Through
history, generals have been criticised for basing their strategies on past experiences
– the folly of fighting the previous war. It is a trap for market analysts too
– missing the risk factors building in front of them as they ward off the
causes of the last recession.
So why should politicians be any
different? In Canberra this question should be front and centre particularly in
relation to the issue Barack Obama recently called the urgent and growing
threat of climate change.
In essence the question is: has the
political battleground in developed economies changed since 2013, when running
hard against the carbon "tax" in Australia was central to the result?
Obama certainly thinks so.
"For all the immediate challenges that we gather to
address this week – terrorism, instability, inequality, disease," the
president told his special summit of world leaders in September, "there's
one issue that will define the contours of this century more dramatically than
any other, and that is the urgent and growing threat of a changing
climate." The White House had noticeably eschewed such rhetoric
post-Copenhagen in 2009 and on through 2012, correctly assessing that Americans
wanted the administration to focus exclusively on defibrillating a flat-lining
economy – getting America back to work.
Now with the US economy improving and the alarming evidence
of global warming continuing to mount, there is again a sense of urgency.

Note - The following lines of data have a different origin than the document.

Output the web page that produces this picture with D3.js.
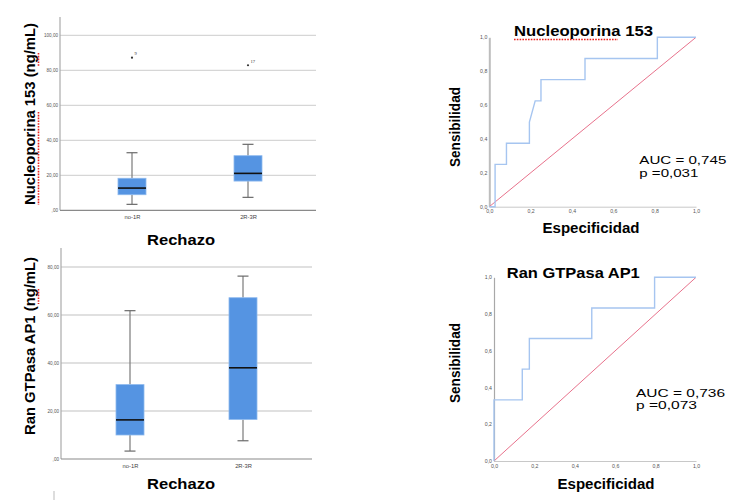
<!DOCTYPE html>
<html><head><meta charset="utf-8">
<script src="https://cdn.jsdelivr.net/npm/d3@7"></script>
<style>body{margin:0;background:#fff}svg{display:block}</style>
</head><body>
<svg id="c" width="750" height="500"></svg>
<script>
// ---- data ----
const boxCats = ["no-1R", "2R-3R"];
// Nucleoporina 153 (ng/mL)
const nupMin = [3.4, 7.4];
const nupQ1  = [8.9, 16.7];
const nupMed = [12.7, 21.1];
const nupQ3  = [18.3, 31.2];
const nupMax = [32.9, 37.7];
const nupOutVal = [87.2, 82.9];
const nupOutId  = ["9", "17"];
const nupTicks = [0, 20, 40, 60, 80, 100];
// Ran GTPasa AP1 (ng/mL)
const ranMin = [3.3, 7.6];
const ranQ1  = [10.0, 16.5];
const ranMed = [16.3, 38.0];
const ranQ3  = [31.0, 67.2];
const ranMax = [61.8, 76.2];
const ranTicks = [0, 20, 40, 60, 80];
// ROC curves (1 - especificidad, sensibilidad)
const nupFpr = [0, 0.028, 0.028, 0.083, 0.083, 0.194, 0.194, 0.222, 0.25, 0.25, 0.463, 0.463, 0.813, 0.813, 1];
const nupTpr = [0, 0, 0.25, 0.25, 0.375, 0.375, 0.5, 0.625, 0.625, 0.75, 0.75, 0.875, 0.875, 1, 1];
const ranFpr = [0, 0, 0.14, 0.14, 0.175, 0.175, 0.484, 0.484, 0.795, 0.795, 1];
const ranTpr = [0, 0.333, 0.333, 0.5, 0.5, 0.667, 0.667, 0.833, 0.833, 1, 1];
const rocTicks = [0, 0.2, 0.4, 0.6, 0.8, 1];
const nupAuc = ["AUC = 0,745", "p =0,031"];
const ranAuc = ["AUC = 0,736", "p =0,073"];

const svg = d3.select("#c");
svg.append("rect").attr("width", 750).attr("height", 500).attr("fill", "#fff");
const FONT = "'Liberation Sans', Arial, sans-serif";

function boxplot(cfg) {
  const g = svg.append("g");
  const y = d3.scaleLinear().domain([0, cfg.gridMax]).range([cfg.y0, cfg.yTop]);
  const x = d3.scalePoint().domain(boxCats).range(cfg.xc);
  // gridlines
  g.append("g").selectAll("line").data(cfg.ticks.filter(d => d > 0)).join("line")
    .attr("x1", cfg.xl).attr("x2", cfg.xr).attr("y1", d => y(d)).attr("y2", d => y(d))
    .attr("stroke", "#d6d6d6").attr("stroke-width", 1.3);
  // y axis
  const ya = d3.axisLeft(y).tickValues(cfg.ticks).tickSize(0).tickPadding(2)
    .tickFormat(d => d === 0 ? ",00" : d.toFixed(2).replace(".", ","));
  const yg = g.append("g").attr("transform", `translate(${cfg.xl},0)`).call(ya);
  yg.select(".domain").remove();
  yg.selectAll("text").attr("font-size", 4.6).attr("font-family", FONT).attr("fill", "#555");
  g.append("line").attr("x1", cfg.xl).attr("x2", cfg.xl).attr("y1", cfg.axisTop).attr("y2", cfg.y0)
    .attr("stroke", "#aaa").attr("stroke-width", 1.2);
  // x axis
  const xa = d3.axisBottom(x).tickSize(0).tickPadding(5);
  const xg = g.append("g").attr("transform", `translate(0,${cfg.y0})`).call(xa);
  xg.select(".domain").remove();
  xg.selectAll("text").attr("font-size", 5.8).attr("font-family", FONT).attr("fill", "#444");
  g.append("line").attr("x1", cfg.xl).attr("x2", cfg.xr).attr("y1", cfg.y0).attr("y2", cfg.y0)
    .attr("stroke", "#8a8a8a").attr("stroke-width", 1.2);
  // boxes
  const bw = 28, cw = 11;
  boxCats.forEach((c, i) => {
    const cx = x(c);
    const bg = g.append("g");
    bg.append("line").attr("x1", cx).attr("x2", cx).attr("y1", y(cfg.max[i])).attr("y2", y(cfg.q3[i]))
      .attr("stroke", "#7a7a7a").attr("stroke-width", 1.2);
    bg.append("line").attr("x1", cx).attr("x2", cx).attr("y1", y(cfg.q1[i])).attr("y2", y(cfg.min[i]))
      .attr("stroke", "#7a7a7a").attr("stroke-width", 1.2);
    [cfg.max[i], cfg.min[i]].forEach(v => bg.append("line")
      .attr("x1", cx - cw / 2).attr("x2", cx + cw / 2).attr("y1", y(v)).attr("y2", y(v))
      .attr("stroke", "#6a6a6a").attr("stroke-width", 1.2));
    bg.append("rect").attr("x", cx - bw / 2).attr("width", bw)
      .attr("y", y(cfg.q3[i])).attr("height", y(cfg.q1[i]) - y(cfg.q3[i]))
      .attr("fill", "#5594e2").attr("stroke", "#8db8ee").attr("stroke-width", 0.8);
    bg.append("line").attr("x1", cx - bw / 2).attr("x2", cx + bw / 2).attr("y1", y(cfg.med[i])).attr("y2", y(cfg.med[i]))
      .attr("stroke", "#111").attr("stroke-width", 1.6);
    if (cfg.outVal) {
      bg.append("circle").attr("cx", cx).attr("cy", y(cfg.outVal[i])).attr("r", 1.1).attr("fill", "#333");
      bg.append("text").attr("x", cx + 2.5).attr("y", y(cfg.outVal[i]) - 2.5).text(cfg.outId[i])
        .attr("font-size", 4.6).attr("font-family", "'Liberation Serif', serif").attr("fill", "#333");
    }
  });
}

boxplot({ y0: 210.3, yTop: 35.3, gridMax: 100, axisTop: 17, xl: 60, xr: 316, xc: [132, 248],
  ticks: nupTicks, min: nupMin, q1: nupQ1, med: nupMed, q3: nupQ3, max: nupMax,
  outVal: nupOutVal, outId: nupOutId });
boxplot({ y0: 459, yTop: 267, gridMax: 80, axisTop: 248, xl: 61, xr: 312, xc: [130, 243],
  ticks: ranTicks, min: ranMin, q1: ranQ1, med: ranMed, q3: ranQ3, max: ranMax });

function boldText(x, y, txt, size, len, rot) {
  const t = svg.append("text").attr("font-family", FONT).attr("font-weight", "bold")
    .attr("font-size", size).attr("fill", "#000").attr("text-anchor", "middle").text(txt);
  if (len) t.attr("textLength", len).attr("lengthAdjust", "spacingAndGlyphs");
  if (rot) t.attr("transform", `translate(${x},${y}) rotate(-90)`);
  else t.attr("x", x).attr("y", y);
  return t;
}
// box plot titles
boldText(35, 114, "Nucleoporina 153 (ng/mL)", 15.5, 182, true);
boldText(35, 346, "Ran GTPasa AP1 (ng/mL)", 15.5, 178, true);
boldText(181, 245, "Rechazo", 15, 68);
boldText(181, 489, "Rechazo", 15, 68);
// spell-check red underlines
function redDash(x1, y1, x2, y2) {
  svg.append("line").attr("x1", x1).attr("y1", y1).attr("x2", x2).attr("y2", y2)
    .attr("stroke", "#e8231f").attr("stroke-width", 1.6).attr("stroke-dasharray", "1.6,1.2");
}
redDash(38.5, 112, 38.5, 205);
redDash(38.5, 53, 38.5, 66);
redDash(38.5, 289, 38.5, 304);
redDash(514, 39.5, 618, 39.5);
svg.append("line").attr("x1", 54).attr("x2", 54).attr("y1", 491).attr("y2", 500).attr("stroke", "#aaa").attr("stroke-width", 0.8);

function roc(cfg) {
  const g = svg.append("g");
  const x = d3.scaleLinear().domain([0, 1]).range([cfg.x0, cfg.x1]);
  const y = d3.scaleLinear().domain([0, 1]).range([cfg.y0, cfg.y1]);
  const fmt = d => d.toFixed(1).replace(".", ",");
  const xa = d3.axisBottom(x).tickValues(rocTicks).tickSize(0).tickPadding(3).tickFormat(fmt);
  const xg = g.append("g").attr("transform", `translate(0,${cfg.y0})`).call(xa);
  xg.select(".domain").attr("stroke", "#c8c8c8").attr("stroke-width", 1);
  xg.selectAll("text").attr("font-size", 5.2).attr("font-family", FONT).attr("fill", "#555");
  const ya = d3.axisLeft(y).tickValues(rocTicks).tickSize(0).tickPadding(2).tickFormat(fmt);
  const yg = g.append("g").attr("transform", `translate(${cfg.x0},0)`).call(ya);
  yg.select(".domain").attr("stroke", cfg.axisColor).attr("stroke-width", cfg.axisW);
  yg.selectAll("text").attr("font-size", 5.2).attr("font-family", FONT).attr("fill", "#555");
  // reference line
  g.append("line").attr("x1", x(0)).attr("y1", y(0)).attr("x2", x(1)).attr("y2", y(1))
    .attr("stroke", "#e8728c").attr("stroke-width", 1);
  const pts = cfg.fpr.map((f, i) => [f, cfg.tpr[i]]);
  g.append("path").attr("d", d3.line().x(d => x(d[0])).y(d => y(d[1]))(pts))
    .attr("fill", "none").attr("stroke", "#a6c5f0").attr("stroke-width", 1.4);
  boldText(cfg.titleX, cfg.titleY, cfg.title, 15, cfg.titleLen);
  boldText(460, cfg.sensY, "Sensibilidad", 14, 80, true);
  boldText(cfg.espX, cfg.espY, "Especificidad", 14, 97);
  cfg.auc.forEach((s, i) => svg.append("text").attr("x", cfg.aucX).attr("y", cfg.aucY + i * 12.6)
    .attr("font-family", FONT).attr("font-size", 11.5).attr("fill", "#000")
    .attr("textLength", cfg.aucLen[i]).attr("lengthAdjust", "spacingAndGlyphs").text(s));
}
roc({ x0: 489.3, x1: 696, y0: 206.7, y1: 37.3, fpr: nupFpr, tpr: nupTpr, axisColor: "#bdbdbd", axisW: 2,
  title: "Nucleoporina 153", titleX: 583.5, titleY: 35.7, titleLen: 139,
  sensY: 127, espX: 591, espY: 233.3, auc: nupAuc, aucX: 639.3, aucY: 164.3, aucLen: [87, 59] });
roc({ x0: 494, x1: 696, y0: 461, y1: 277.3, fpr: ranFpr, tpr: ranTpr, axisColor: "#a8a8a8", axisW: 1.2,
  title: "Ran GTPasa AP1", titleX: 573.3, titleY: 278.3, titleLen: 133,
  sensY: 363, espX: 606, espY: 489.3, auc: ranAuc, aucX: 636, aucY: 396.7, aucLen: [89, 61] });
</script>
</body></html>
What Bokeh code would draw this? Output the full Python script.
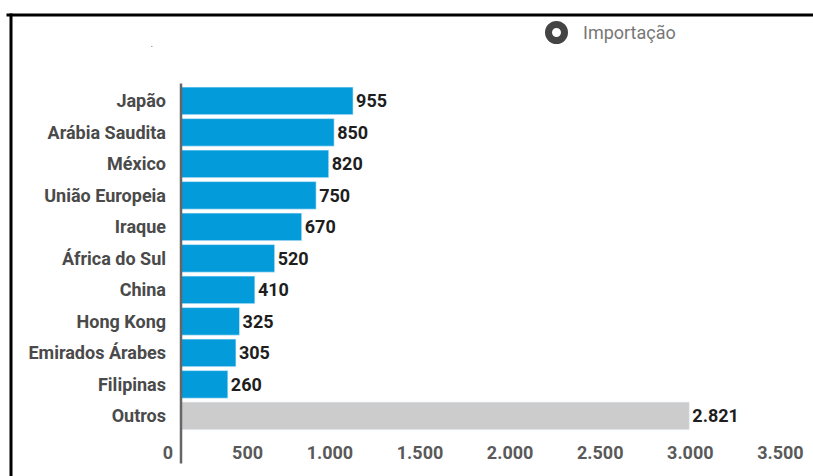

In the tightly scripted world of Team Abbott however,
climate change remains strangely static – a fixed two dimensional feature.
First and foremost, it is reduced to being little more than a preoccupation of
the inner cities and the Fairfax-ABC complex.
Second, inasmuch as it can be made indistinguishable from
the carbon tax, it is viewed as an electoral plus – the single factor that more
than any other in 2013, delivered the coalition unto office.
Through this frame of reference, Bill Shorten's declaration
last week that Labor remained committed to pricing carbon and would thus take a
revised policy to the next election, is a net positive for the government.
Maybe that's right. Nobody should underestimate Labor's
capacity to stuff things up. But it is also possible that this is precisely the
kind of "fighting-the-last-war" thinking that will find the
government flat-footed. After all, this particular political battleground has
never been static, even on the coalition side.
Three successive Liberal leaders, clearly propelled along
by public concern, embraced strong market interventions: John Howard, Brendan
Nelson, and Malcolm Turnbull.
It took the over-promising /under-delivering ineptitude of
the Rudd government, the naive fundamentalism of the Greens, and the
opportunistic percussiveness of Tony Abbott to wreck that consensus. Even
Abbott, the fourth in that Liberal chain, had flip-flopped between private
scepticism and what he and others worried was a community consensus they
daren't ignore.
Who can forget what the freshly deposed Turnbull wrote in
these pages in December 2009: "Tony himself has in just four or five
months publicly advocated the blocking of the ETS, the passing of the ETS, the
amending of the ETS and if the amendments were satisfactory passing it, and now
the blocking of it," he wrote.
"His only redeeming virtue in this remarkable lack of
conviction is that every time he announced a new position to me he would
preface it with "Mate, mate, I know I am a bit of a weather vane on this,
but..."
Already it is clear that any Labor attempt at proposing
carbon pricing risks being framed as a tax. But will it wash? Australians overwhelmingly
believe in the science identifying global warming and have embraced alternative
energies such as household solar in huge numbers.
When the world's leading economies meet in Brisbane next
month for the G20, climate change will be discussed actively despite Abbott's
insistence that it be listed only as "energy efficiency". He'll have
the support of fellow sceptic and absentee at Obama's fore-mentioned leaders'
summit, Canada's Stephen Harper.
US and European leaders want it thoroughly discussed.
"Mr Obama's international adviser at the White House, Caroline Atkinson,
said the G20 economies generated 80 per cent of the world's carbon emissions
and should give a political push to 'specific steps' to reduce global
warming," The Australian Financial Review reported last
week.
To date the government has got by defending its bipartisan
commitment to a 5 per cent cut by 2020 on year 2000 levels. The 2020 target
however is not just pale, it is already old news. On top of whatever emerges
from the G20, the international community will meet in Lima in December to
discuss progress towards post 2020 emissions reductions targets.
The big players, the US, EU, and China, are preparing to
set those targets in the first quarter of 2015 as they move towards the major
climate change summit in Paris in December. Copenhagen may have been the dismal
failure that gutted Kevin Rudd, but it did agree to limiting global warming to
no more than 2 degrees over pre-industrial levels.
For Australia to meet its share of that based on our size,
that means emitting no more than 8 billion tonnes of CO2 by 2050 – the trouble
is, on present emissions, we get to that by 2030. It is just more evidence of
the parallel reality in which Australia is living.
Abbott began this week talking about coal as
"essential for the prosperity of Australia and … the prosperity of the
world … for many decades to come".
True enough, but he may end his first term talking about
much stronger action on climate change whether he likes it or not after being
"reverse Copenhagened" in Brisbane, Lima, and Paris.
Mark Kenny is Fairfax
Media's Chief Political Correspondent.